THE ART OF WAR IN THE MIDDLE AGES 65
The Tactical Disaster of Poictiers, 1356
6.8. The Tactical Disaster of Poictiers, 1356
Bearing this in mind, King John, at the battle of Poictiers, resolved to imitate the successful expedient of King Edward. He commanded the whole of his cavalry, with the exception of two corps, to shorten their spears, take off their spurs, and send their horses to the rear. He had failed to observe that the circumstances of attack and defence are absolutely different. Troops who intend to root themselves to a given spot of ground adopt tactics the very opposite of those required for an assault on a strong position. The device which was well chosen for the protection of Edward’s flanks at Creçy, was ludicrous when adopted as a means for storming the hill of Maupertuis. Vigorous impact and not stability was the quality at which the king should have aimed. Nothing, indeed, could have been more fatal than John’s conduct throughout the day. The battle itself was most unnecessary, since the Black Prince could have been starved into surrender in less than a week. If, however, fighting was to take place, it was absolutely insane to form the whole French army into a gigantic wedge--where corps after corps was massed behind the first and narrowest line--and to dash it against the strongest point of the English front. This, however, was the plan which the king determined to adopt. The only access to the plateau of Maupertuis lay up a lane, along whose banks the English archers were posted in hundreds. Through this opening John thrust his vanguard, a chosen body of 300 horsemen, while the rest of his forces, three great masses of dismounted cavalry, followed close behind.

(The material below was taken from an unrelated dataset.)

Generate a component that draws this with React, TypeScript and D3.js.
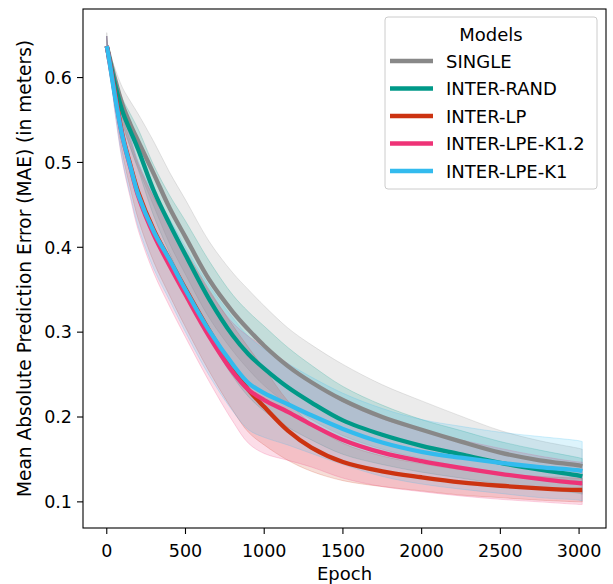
import React from "react";
import * as d3 from "d3";

const epochs = [0, 10, 50, 100, 150, 200, 300, 400, 500, 650, 800, 900, 1000, 1150, 1300, 1500, 1750, 2000, 2250, 2500, 2750, 3000, 3020];

const singleMean = [0.637, 0.630, 0.600, 0.568, 0.545, 0.525, 0.486, 0.446, 0.412, 0.362, 0.324, 0.303, 0.284, 0.260, 0.241, 0.220, 0.200, 0.185, 0.171, 0.158, 0.149, 0.143, 0.142];
const singleDev = [0.016, 0.004, 0.012, 0.020, 0.027, 0.032, 0.038, 0.042, 0.044, 0.045, 0.046, 0.047, 0.047, 0.045, 0.044, 0.042, 0.038, 0.034, 0.030, 0.026, 0.023, 0.020, 0.020];

const randMean = [0.637, 0.628, 0.594, 0.560, 0.537, 0.515, 0.466, 0.427, 0.391, 0.339, 0.296, 0.274, 0.257, 0.235, 0.217, 0.196, 0.179, 0.166, 0.156, 0.146, 0.138, 0.131, 0.130];
const randDev = [0.012, 0.004, 0.010, 0.015, 0.020, 0.024, 0.030, 0.034, 0.040, 0.045, 0.048, 0.050, 0.050, 0.047, 0.044, 0.040, 0.035, 0.031, 0.028, 0.025, 0.023, 0.021, 0.021];

const lpMean = [0.637, 0.628, 0.584, 0.532, 0.497, 0.465, 0.420, 0.385, 0.351, 0.302, 0.258, 0.232, 0.212, 0.184, 0.164, 0.147, 0.136, 0.129, 0.123, 0.119, 0.116, 0.114, 0.114];
const lpDev = [0.012, 0.004, 0.015, 0.022, 0.028, 0.032, 0.038, 0.042, 0.045, 0.048, 0.050, 0.050, 0.045, 0.035, 0.028, 0.022, 0.018, 0.016, 0.015, 0.014, 0.014, 0.014, 0.014];

const k12Mean = [0.637, 0.627, 0.582, 0.530, 0.494, 0.460, 0.414, 0.378, 0.344, 0.295, 0.253, 0.232, 0.220, 0.206, 0.191, 0.173, 0.158, 0.148, 0.140, 0.133, 0.127, 0.122, 0.122];
const k12Dev = [0.012, 0.004, 0.020, 0.030, 0.036, 0.040, 0.045, 0.048, 0.050, 0.053, 0.058, 0.063, 0.063, 0.057, 0.050, 0.045, 0.040, 0.036, 0.033, 0.030, 0.027, 0.025, 0.025];

const k1Mean = [0.637, 0.627, 0.580, 0.530, 0.495, 0.462, 0.418, 0.385, 0.350, 0.302, 0.262, 0.240, 0.228, 0.215, 0.202, 0.186, 0.170, 0.159, 0.152, 0.146, 0.141, 0.137, 0.136];
const k1Dev = [0.012, 0.004, 0.018, 0.028, 0.034, 0.038, 0.044, 0.048, 0.050, 0.053, 0.055, 0.055, 0.052, 0.048, 0.045, 0.042, 0.040, 0.038, 0.037, 0.036, 0.036, 0.035, 0.035];

const modelNames = ["SINGLE", "INTER-RAND", "INTER-LP", "INTER-LPE-K1.2", "INTER-LPE-K1"];
const modelColors = ["#888888", "#009988", "#cc3311", "#ee3377", "#33bbee"];
const means = [singleMean, randMean, lpMean, k12Mean, k1Mean];
const devs = [singleDev, randDev, lpDev, k12Dev, k1Dev];

const xTicks = [0, 500, 1000, 1500, 2000, 2500, 3000];
const yTicks = [0.1, 0.2, 0.3, 0.4, 0.5, 0.6];

const W = 613;
const H = 584;
const L = 83, R = 606, T = 9, B = 528;
const FONT = "DejaVu Sans";

export default function App() {
  const allLo: number[] = [];
  const allHi: number[] = [];
  means.forEach((m, i) => m.forEach((v, j) => { allLo.push(v - devs[i][j]); allHi.push(v + devs[i][j]); }));
  const xMin = d3.min(epochs)!, xMax = d3.max(epochs)!;
  const yMin = d3.min(allLo)!, yMax = d3.max(allHi)!;
  const xm = (xMax - xMin) * 0.05, ym = (yMax - yMin) * 0.05;
  const x = d3.scaleLinear().domain([xMin - xm, xMax + xm]).range([L, R]);
  const y = d3.scaleLinear().domain([yMin - ym, yMax + ym]).range([B, T]);

  const curve = d3.curveCatmullRom.alpha(0.5);
  const line = d3.line<[number, number]>().x(d => x(d[0])).y(d => y(d[1])).curve(curve);
  const area = d3.area<[number, number, number]>().x(d => x(d[0])).y0(d => y(d[1])).y1(d => y(d[2])).curve(curve);

  const legendX = 385, legendY = 17, legendW = 212, legendH = 172;
  const entryY = (i: number) => 61 + i * 27.5;

  return (
    <svg width={W} height={H} style={{ position: "absolute", left: 0, top: 0, background: "#fff" }} fontFamily={FONT}>
      <rect x={0} y={0} width={W} height={H} fill="#fff" />
      <defs>
        <clipPath id="plotclip"><rect x={L} y={T} width={R - L} height={B - T} /></clipPath>
      </defs>
      <g clipPath="url(#plotclip)">
        {means.map((m, i) => {
          const band = epochs.map((e, j) => [e, m[j] - devs[i][j], m[j] + devs[i][j]] as [number, number, number]);
          return (
            <path key={"band" + modelNames[i]} d={area(band)!} fill={modelColors[i]} fillOpacity={0.17} stroke={modelColors[i]} strokeOpacity={0.2} strokeWidth={1} />
          );
        })}
        {means.map((m, i) => {
          const pts = epochs.map((e, j) => [e, m[j]] as [number, number]);
          return (
            <path key={"line" + modelNames[i]} d={line(pts)!} fill="none" stroke={modelColors[i]} strokeWidth={4.3} strokeLinejoin="round" />
          );
        })}
      </g>
      <rect x={L} y={T} width={R - L} height={B - T} fill="none" stroke="#000" strokeWidth={1.1} />
      {xTicks.map(t => (
        <g key={"x" + t}>
          <line x1={x(t)} x2={x(t)} y1={B} y2={B + 6} stroke="#000" strokeWidth={1.1} />
          <text x={x(t)} y={557} textAnchor="middle" fontSize={17.5} fill="#000">{t}</text>
        </g>
      ))}
      {yTicks.map(t => (
        <g key={"y" + t}>
          <line x1={L - 6} x2={L} y1={y(t)} y2={y(t)} stroke="#000" strokeWidth={1.1} />
          <text x={72} y={y(t) + 6.3} textAnchor="end" fontSize={17.5} fill="#000">{t.toFixed(1)}</text>
        </g>
      ))}
      <text x={(L + R) / 2} y={580} textAnchor="middle" fontSize={18} fill="#000">Epoch</text>
      <text transform={`translate(31,${(T + B) / 2}) rotate(-90)`} textAnchor="middle" fontSize={18.6} fill="#000">
        Mean Absolute Prediction Error (MAE) (in meters)
      </text>
      <rect x={legendX} y={legendY} width={legendW} height={legendH} rx={3} fill="#fff" fillOpacity={0.8} stroke="#cccccc" strokeWidth={1} />
      <text x={legendX + legendW / 2} y={41} textAnchor="middle" fontSize={18} fill="#000">Models</text>
      {modelNames.map((n, i) => (
        <g key={"leg" + n}>
          <line x1={390} x2={433} y1={entryY(i)} y2={entryY(i)} stroke={modelColors[i]} strokeWidth={4.3} />
          <text x={446} y={entryY(i) + 6.5} fontSize={18} fill="#000">{n}</text>
        </g>
      ))}
    </svg>
  );
}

It is needless to say that the archers shot down the greater part of the advanced corps, and sent the survivors reeling back against the first ‘battle’ in their rear. This at once fell into disorder, which was largely increased when the archers proceeded to concentrate their attention on its ranks. Before a blow had been struck at close quarters, the French were growing demoralized under the shower of arrows. Seeing his opportunity, the Prince at once came down from the plateau, and fell on the front of the shaken column with all his men-at-arms. At the same moment a small ambuscade of 600 men, which he had placed in a wood to the left, appeared on the French flank. This was too much for King John’s men: without waiting for further attacks about two-thirds of them left the field. A corps of Germans in the second ‘battle’ and the troops immediately around the monarch’s person were the only portions of the army which made a creditable resistance. The English, however, were able to surround these bodies at their leisure, and ply bow and lance alternately against them till they broke up. Then John, his son Philip, and such of his nobles as had remained with him, were forced to surrender.
This was a splendid tactical triumph for the Prince, who secured the victory by the excellence of the position he had chosen, and the judicious use made of his archery. John’s new device for attacking an English army had failed, with far greater ignominy than had attended the rout of his predecessor’s feudal chivalry at Creçy.